Hey, another extension of that, Aaron, and we have talked about this previously, but it’s worth mentioning is that some people have big cash when they’re buying their principal place of residence, and therefore, because of this huge cash component, they then go to the bank and say, well, I’ll only borrow a smaller amount, whereas our recommendation is you go and borrow the maximum amount that you possibly can and then put your money into the offset account. So say the net was, you had $300,000 in cash, Ben, and you were gonna buy a million dollar home and so you’re only gonna borrow the difference. No, that’s not a good example. $300,000 cash and $500,000. So you’d only borrow the difference of $200,000. We’d actually say: no, go and borrow the full $400,000. And then actually put the whole $300,000… well you’ll tip off $100,000, you’ll just have $200,000 in offset.
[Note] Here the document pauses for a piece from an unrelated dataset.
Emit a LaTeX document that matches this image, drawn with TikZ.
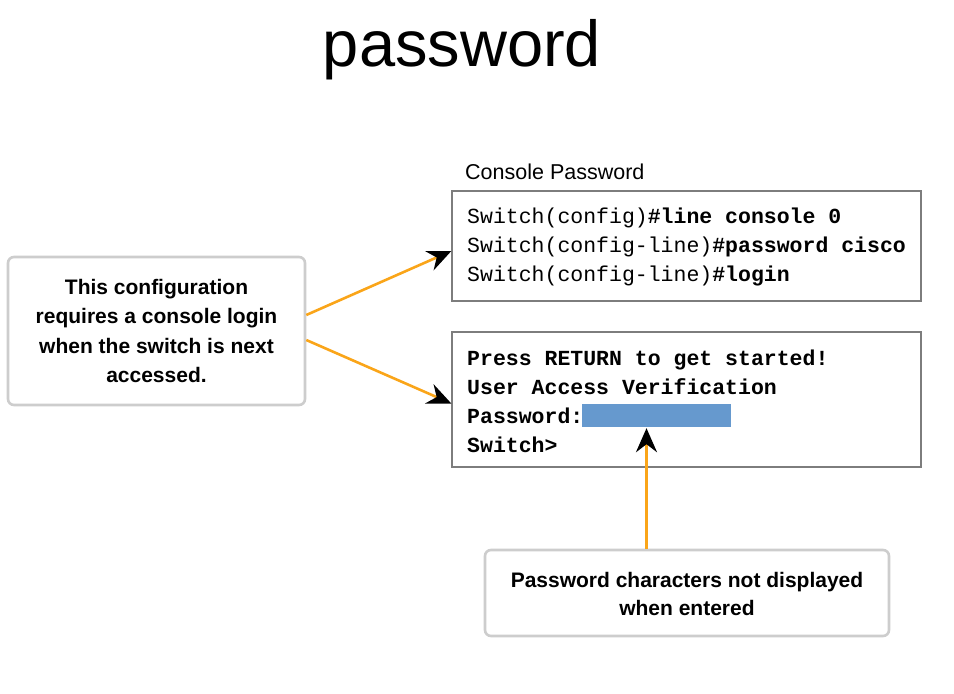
\documentclass[tikz,border=0pt]{standalone}
\usepackage{fontspec}
\setmainfont{Liberation Sans}
\setmonofont{Liberation Mono}
\usetikzlibrary{arrows.meta}

\definecolor{wireorange}{RGB}{250,165,25}
\definecolor{fieldblue}{RGB}{102,153,206}
\definecolor{termgray}{RGB}{125,125,125}
\definecolor{notegray}{RGB}{205,205,205}

\tikzset{
  termbox/.style={draw=termgray, line width=1.3pt, minimum width=469pt, inner sep=0pt},
  notebox/.style={draw=notegray, line width=2.6pt, rounded corners=6pt, fill=white, inner sep=0pt},
  notetext/.style={font=\fontsize{21}{29}\selectfont\bfseries, anchor=base},
  termline/.style={font=\fontsize{21.5}{26}\selectfont\ttfamily, anchor=base west, inner sep=0pt},
  pointer/.style={draw=wireorange, line width=2.6pt, -{Stealth[black, length=24pt, width=21pt, inset=8pt]}}
}

\begin{document}
\begin{tikzpicture}[x=1pt, y=-1pt]
  \useasboundingbox (0,0) rectangle (954,694);

  % heading
  \node[font=\fontsize{65}{78}\selectfont, anchor=base] (title) at (462,66) {password};
  \node[font=\fontsize{21.5}{26}\selectfont, anchor=base west, inner sep=0pt] (cfgtitle) at (465,179) {Console Password};

  % terminal boxes
  \node[termbox, minimum height=110pt] (cfg) at (686.5,246) {};
  \node[termbox, minimum height=135pt] (login) at (686.5,399.5) {};

  % console password commands
  \node[termline] (c1) at (467,223) {Switch(config)\textbf{\#line console 0}};
  \node[termline] (c2) at (467,252) {Switch(config-line)\textbf{\#password cisco}};
  \node[termline] (c3) at (467,281) {Switch(config-line)\textbf{\#login}};

  % login prompt
  \node[termline] (p1) at (467,365) {\textbf{Press RETURN to get started!}};
  \node[termline] (p2) at (467,394) {\textbf{User Access Verification}};
  \node[termline] (p3) at (467,423) {\textbf{Password:}};
  \node[termline] (p4) at (467,452) {\textbf{Switch>}};
  \node[fill=fieldblue, minimum width=149pt, minimum height=23pt, inner sep=0pt] (field) at (656.5,415.5) {};

  % notes
  \node[notebox, minimum width=297pt, minimum height=148pt] (note) at (156.5,331) {};
  \node[notetext] (n1) at (156.5,294) {This configuration};
  \node[notetext] (n2) at (156.5,323) {requires a console login};
  \node[notetext] (n3) at (156.5,353) {when the switch is next};
  \node[notetext] (n4) at (156.5,382) {accessed.};

  \node[notebox, minimum width=404pt, minimum height=86pt] (hint) at (687,593) {};
  \node[notetext] (h1) at (687,587) {Password characters not displayed};
  \node[notetext] (h2) at (687,615) {when entered};

  % arrows
  \draw[pointer] ([yshift=16pt]note.east) -- ([yshift=-5pt]cfg.west);
  \draw[pointer] ([yshift=-9pt]note.east) -- ([yshift=-4pt]login.west);
  \coordinate (tip) at ([xshift=-10pt, yshift=-1pt]field.south);
  \draw[pointer] (tip |- hint.north) -- (tip);

\end{tikzpicture}
\end{document}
That allows you to control your cash, it allows you to control your liquidity; make sure you don’t sleep with one eye open at night. And if you’re disciplined with that money, it’s actually really, really good because if you at some point pay off the home and then realize that the house is actually a good investment, probably we’ve talked about this previously, you would just move that bucket of money and you’d go and lean it against the next optimal interest rate loan that you have.
Ben Kingsley
Brilliant.
Bryce Holdaway
So it’s very good, Aaron. Very good question. Thanks again for binge listening to 220 episodes in three months.